AIM: Quote the whole listing word for word. Do not include the pictures.

PROVIDED MATERIAL:
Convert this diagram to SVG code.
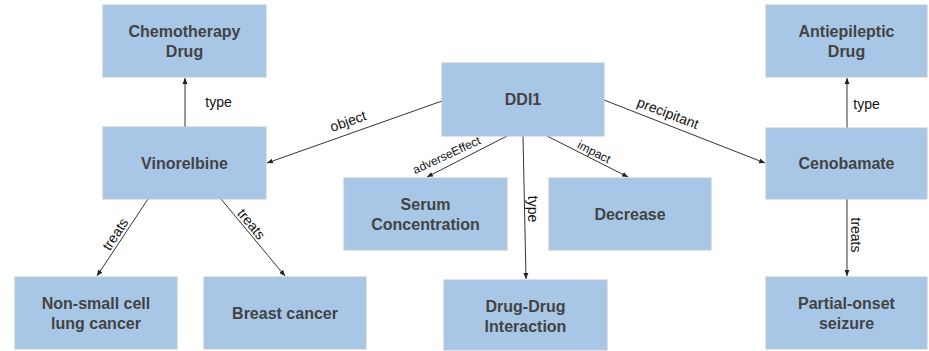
<svg xmlns="http://www.w3.org/2000/svg" width="929" height="351" viewBox="0 0 929 351">
<style>
.box{fill:#a8c7e7;stroke:#bcc7d2;stroke-width:1}
.nt{font-family:"Liberation Sans",Arial,sans-serif;font-weight:bold;font-size:16px;fill:#434343;text-anchor:middle}
.edge{stroke:#333;stroke-width:1;fill:none;marker-end:url(#arr)}
.lbl{font-family:"Liberation Sans",Arial,sans-serif;font-size:14px;fill:#111;text-anchor:middle}
.sm{font-size:12px}
</style>
<defs>
<marker id="arr" markerWidth="6" markerHeight="6" refX="6" refY="3" orient="auto" markerUnits="userSpaceOnUse">
<path d="M0,0.5 L6,3 L0,5.5 Z" fill="#222"/>
</marker>
</defs>
<rect width="929" height="351" fill="#fff"/>
<g id="connectors">
<line class="edge" x1="185" y1="127" x2="185" y2="78"/>
<line class="edge" x1="442" y1="101" x2="267" y2="163"/>
<line class="edge" x1="507" y1="136" x2="427" y2="177"/>
<line class="edge" x1="523" y1="136" x2="526" y2="279"/>
<line class="edge" x1="547" y1="136" x2="628" y2="177"/>
<line class="edge" x1="604" y1="100" x2="765" y2="163"/>
<line class="edge" x1="847" y1="128" x2="847" y2="78"/>
<line class="edge" x1="847" y1="199" x2="847" y2="276"/>
<line class="edge" x1="148" y1="199" x2="97" y2="276"/>
<line class="edge" x1="221" y1="199" x2="285" y2="276"/>
<text class="lbl" x="218.5" y="107">type</text>
<text class="lbl" transform="translate(348,121) rotate(-19.4)" y="5">object</text>
<text class="lbl sm" transform="translate(447,156) rotate(-25)" y="3">adverseEffect</text>
<text class="lbl" transform="translate(533,209) rotate(90)" y="5">type</text>
<text class="lbl sm" transform="translate(594,152) rotate(27)" y="4">impact</text>
<text class="lbl" transform="translate(668,113) rotate(21)" y="5">precipitant</text>
<text class="lbl" x="866.5" y="109">type</text>
<text class="lbl" transform="translate(856,235) rotate(90)" y="5">treats</text>
<text class="lbl" transform="translate(121.8,238.5) rotate(-56.5)" y="-3">treats</text>
<text class="lbl" transform="translate(245.7,228.8) rotate(50.3)" y="-2.5">treats</text>
</g>
<g id="chemo"><rect class="box" x="103" y="5" width="163" height="72"/><text class="nt" x="184.5" y="37">Chemotherapy</text><text class="nt" x="184.5" y="57">Drug</text></g>
<g id="vinorelbine"><rect class="box" x="103" y="127" width="163" height="72"/><text class="nt" x="184.5" y="169">Vinorelbine</text></g>
<g id="nsclc"><rect class="box" x="15" y="277" width="162" height="72"/><text class="nt" x="96" y="309">Non-small cell</text><text class="nt" x="96" y="329">lung cancer</text></g>
<g id="breast"><rect class="box" x="204" y="277" width="162" height="72"/><text class="nt" x="285" y="319">Breast cancer</text></g>
<g id="ddi1"><rect class="box" x="442" y="63" width="162" height="73"/><text class="nt" x="523" y="105">DDI1</text></g>
<g id="serum"><rect class="box" x="344" y="178" width="163" height="72"/><text class="nt" x="425.5" y="210">Serum</text><text class="nt" x="425.5" y="230">Concentration</text></g>
<g id="decrease"><rect class="box" x="549" y="178" width="162" height="72"/><text class="nt" x="630" y="220">Decrease</text></g>
<g id="ddi"><rect class="box" x="444" y="280" width="163" height="70"/><text class="nt" x="525.5" y="312">Drug-Drug</text><text class="nt" x="525.5" y="332">Interaction</text></g>
<g id="antiepileptic"><rect class="box" x="766" y="5" width="161" height="72"/><text class="nt" x="846.5" y="37">Antiepileptic</text><text class="nt" x="846.5" y="57">Drug</text></g>
<g id="cenobamate"><rect class="box" x="766" y="128" width="161" height="71"/><text class="nt" x="846.5" y="169">Cenobamate</text></g>
<g id="seizure"><rect class="box" x="766" y="277" width="161" height="72"/><text class="nt" x="846.5" y="309">Partial-onset</text><text class="nt" x="846.5" y="329">seizure</text></g>
</svg>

WRITTEN REPLY:
Convert this diagram to SVG code.
<svg xmlns="http://www.w3.org/2000/svg" width="929" height="351" viewBox="0 0 929 351">
<style>
.box{fill:#a8c7e7;stroke:#bcc7d2;stroke-width:1}
.nt{font-family:"Liberation Sans",Arial,sans-serif;font-weight:bold;font-size:16px;fill:#434343;text-anchor:middle}
.edge{stroke:#333;stroke-width:1;fill:none;marker-end:url(#arr)}
.lbl{font-family:"Liberation Sans",Arial,sans-serif;font-size:14px;fill:#111;text-anchor:middle}
.sm{font-size:12px}
</style>
<defs>
<marker id="arr" markerWidth="6" markerHeight="6" refX="6" refY="3" orient="auto" markerUnits="userSpaceOnUse">
<path d="M0,0.5 L6,3 L0,5.5 Z" fill="#222"/>
</marker>
</defs>
<rect width="929" height="351" fill="#fff"/>
<g id="connectors">
<line class="edge" x1="185" y1="127" x2="185" y2="78"/>
<line class="edge" x1="442" y1="101" x2="267" y2="163"/>
<line class="edge" x1="507" y1="136" x2="427" y2="177"/>
<line class="edge" x1="523" y1="136" x2="526" y2="279"/>
<line class="edge" x1="547" y1="136" x2="628" y2="177"/>
<line class="edge" x1="604" y1="100" x2="765" y2="163"/>
<line class="edge" x1="847" y1="128" x2="847" y2="78"/>
<line class="edge" x1="847" y1="199" x2="847" y2="276"/>
<line class="edge" x1="148" y1="199" x2="97" y2="276"/>
<line class="edge" x1="221" y1="199" x2="285" y2="276"/>
<text class="lbl" x="218.5" y="107">type</text>
<text class="lbl" transform="translate(348,121) rotate(-19.4)" y="5">object</text>
<text class="lbl sm" transform="translate(447,156) rotate(-25)" y="3">adverseEffect</text>
<text class="lbl" transform="translate(533,209) rotate(90)" y="5">type</text>
<text class="lbl sm" transform="translate(594,152) rotate(27)" y="4">impact</text>
<text class="lbl" transform="translate(668,113) rotate(21)" y="5">precipitant</text>
<text class="lbl" x="866.5" y="109">type</text>
<text class="lbl" transform="translate(856,235) rotate(90)" y="5">treats</text>
<text class="lbl" transform="translate(121.8,238.5) rotate(-56.5)" y="-3">treats</text>
<text class="lbl" transform="translate(245.7,228.8) rotate(50.3)" y="-2.5">treats</text>
</g>
<g id="chemo"><rect class="box" x="103" y="5" width="163" height="72"/><text class="nt" x="184.5" y="37">Chemotherapy</text><text class="nt" x="184.5" y="57">Drug</text></g>
<g id="vinorelbine"><rect class="box" x="103" y="127" width="163" height="72"/><text class="nt" x="184.5" y="169">Vinorelbine</text></g>
<g id="nsclc"><rect class="box" x="15" y="277" width="162" height="72"/><text class="nt" x="96" y="309">Non-small cell</text><text class="nt" x="96" y="329">lung cancer</text></g>
<g id="breast"><rect class="box" x="204" y="277" width="162" height="72"/><text class="nt" x="285" y="319">Breast cancer</text></g>
<g id="ddi1"><rect class="box" x="442" y="63" width="162" height="73"/><text class="nt" x="523" y="105">DDI1</text></g>
<g id="serum"><rect class="box" x="344" y="178" width="163" height="72"/><text class="nt" x="425.5" y="210">Serum</text><text class="nt" x="425.5" y="230">Concentration</text></g>
<g id="decrease"><rect class="box" x="549" y="178" width="162" height="72"/><text class="nt" x="630" y="220">Decrease</text></g>
<g id="ddi"><rect class="box" x="444" y="280" width="163" height="70"/><text class="nt" x="525.5" y="312">Drug-Drug</text><text class="nt" x="525.5" y="332">Interaction</text></g>
<g id="antiepileptic"><rect class="box" x="766" y="5" width="161" height="72"/><text class="nt" x="846.5" y="37">Antiepileptic</text><text class="nt" x="846.5" y="57">Drug</text></g>
<g id="cenobamate"><rect class="box" x="766" y="128" width="161" height="71"/><text class="nt" x="846.5" y="169">Cenobamate</text></g>
<g id="seizure"><rect class="box" x="766" y="277" width="161" height="72"/><text class="nt" x="846.5" y="309">Partial-onset</text><text class="nt" x="846.5" y="329">seizure</text></g>
</svg>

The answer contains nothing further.